◆ SET TASK
Set down, exactly as written, the lines from the top of the data to the line that holds "anchor=base west] (crenC)", and omit the pictures.
# START OF DATA SECTION
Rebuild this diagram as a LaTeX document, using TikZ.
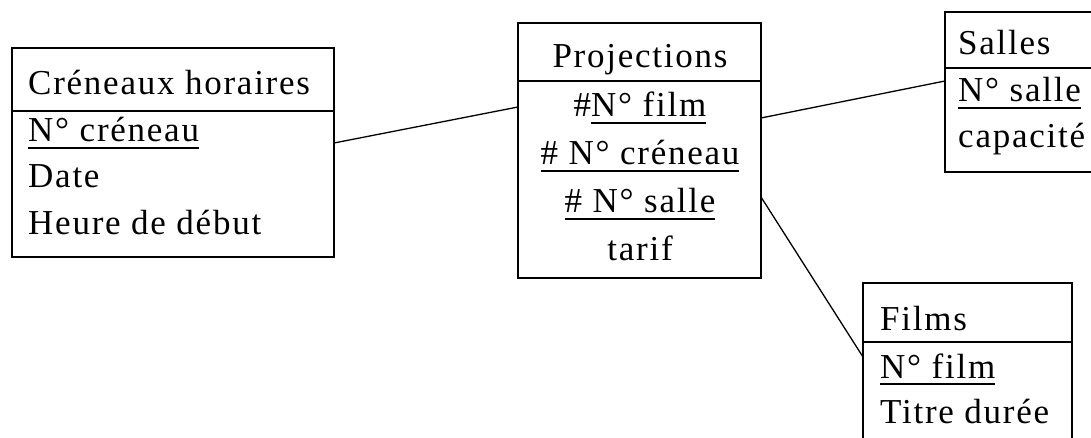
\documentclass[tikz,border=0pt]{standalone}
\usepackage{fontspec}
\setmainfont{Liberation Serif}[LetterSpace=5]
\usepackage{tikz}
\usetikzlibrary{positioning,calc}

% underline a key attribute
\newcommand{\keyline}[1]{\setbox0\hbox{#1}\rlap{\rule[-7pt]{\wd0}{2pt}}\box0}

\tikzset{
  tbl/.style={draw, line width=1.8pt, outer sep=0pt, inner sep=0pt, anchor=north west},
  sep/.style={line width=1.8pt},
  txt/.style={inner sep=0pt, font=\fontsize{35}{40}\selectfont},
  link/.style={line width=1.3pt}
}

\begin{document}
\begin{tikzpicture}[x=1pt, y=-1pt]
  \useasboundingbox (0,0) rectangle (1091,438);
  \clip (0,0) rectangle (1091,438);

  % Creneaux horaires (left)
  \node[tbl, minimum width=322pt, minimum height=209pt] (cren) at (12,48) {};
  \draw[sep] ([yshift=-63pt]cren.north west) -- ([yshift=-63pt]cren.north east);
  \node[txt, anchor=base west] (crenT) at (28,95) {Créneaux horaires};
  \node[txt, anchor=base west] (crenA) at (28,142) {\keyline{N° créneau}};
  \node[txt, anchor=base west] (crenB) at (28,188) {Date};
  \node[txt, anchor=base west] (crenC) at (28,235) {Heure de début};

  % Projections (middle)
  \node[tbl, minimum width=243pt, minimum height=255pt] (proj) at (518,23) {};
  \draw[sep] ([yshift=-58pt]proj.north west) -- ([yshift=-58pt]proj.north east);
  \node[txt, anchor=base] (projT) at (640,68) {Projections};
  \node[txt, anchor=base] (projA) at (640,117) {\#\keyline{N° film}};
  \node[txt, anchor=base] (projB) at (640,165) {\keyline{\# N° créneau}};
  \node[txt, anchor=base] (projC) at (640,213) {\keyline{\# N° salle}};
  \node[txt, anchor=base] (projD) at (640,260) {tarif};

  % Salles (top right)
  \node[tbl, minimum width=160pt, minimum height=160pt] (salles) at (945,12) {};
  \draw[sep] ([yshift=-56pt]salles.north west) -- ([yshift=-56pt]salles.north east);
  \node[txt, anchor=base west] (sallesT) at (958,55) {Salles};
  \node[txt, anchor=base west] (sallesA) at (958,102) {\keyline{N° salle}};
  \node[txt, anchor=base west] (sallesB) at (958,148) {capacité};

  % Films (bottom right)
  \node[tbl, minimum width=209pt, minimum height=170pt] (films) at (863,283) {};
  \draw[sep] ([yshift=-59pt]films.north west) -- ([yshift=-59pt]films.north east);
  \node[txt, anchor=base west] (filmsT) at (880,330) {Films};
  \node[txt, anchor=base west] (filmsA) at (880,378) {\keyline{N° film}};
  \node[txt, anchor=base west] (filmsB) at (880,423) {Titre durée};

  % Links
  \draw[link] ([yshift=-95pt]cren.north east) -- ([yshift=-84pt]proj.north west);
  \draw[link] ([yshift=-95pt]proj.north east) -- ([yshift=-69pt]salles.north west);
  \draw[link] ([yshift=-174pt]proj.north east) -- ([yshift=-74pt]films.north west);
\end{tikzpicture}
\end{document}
# END OF DATA SECTION
◆ SOLUTION FOR THIS EXERCISE
Rebuild this diagram as a LaTeX document, using TikZ.
\documentclass[tikz,border=0pt]{standalone}
\usepackage{fontspec}
\setmainfont{Liberation Serif}[LetterSpace=5]
\usepackage{tikz}
\usetikzlibrary{positioning,calc}

% underline a key attribute
\newcommand{\keyline}[1]{\setbox0\hbox{#1}\rlap{\rule[-7pt]{\wd0}{2pt}}\box0}

\tikzset{
  tbl/.style={draw, line width=1.8pt, outer sep=0pt, inner sep=0pt, anchor=north west},
  sep/.style={line width=1.8pt},
  txt/.style={inner sep=0pt, font=\fontsize{35}{40}\selectfont},
  link/.style={line width=1.3pt}
}

\begin{document}
\begin{tikzpicture}[x=1pt, y=-1pt]
  \useasboundingbox (0,0) rectangle (1091,438);
  \clip (0,0) rectangle (1091,438);

  % Creneaux horaires (left)
  \node[tbl, minimum width=322pt, minimum height=209pt] (cren) at (12,48) {};
  \draw[sep] ([yshift=-63pt]cren.north west) -- ([yshift=-63pt]cren.north east);
  \node[txt, anchor=base west] (crenT) at (28,95) {Créneaux horaires};
  \node[txt, anchor=base west] (crenA) at (28,142) {\keyline{N° créneau}};
  \node[txt, anchor=base west] (crenB) at (28,188) {Date};
  \node[txt, anchor=base west] (crenC) at (28,235) {Heure de début};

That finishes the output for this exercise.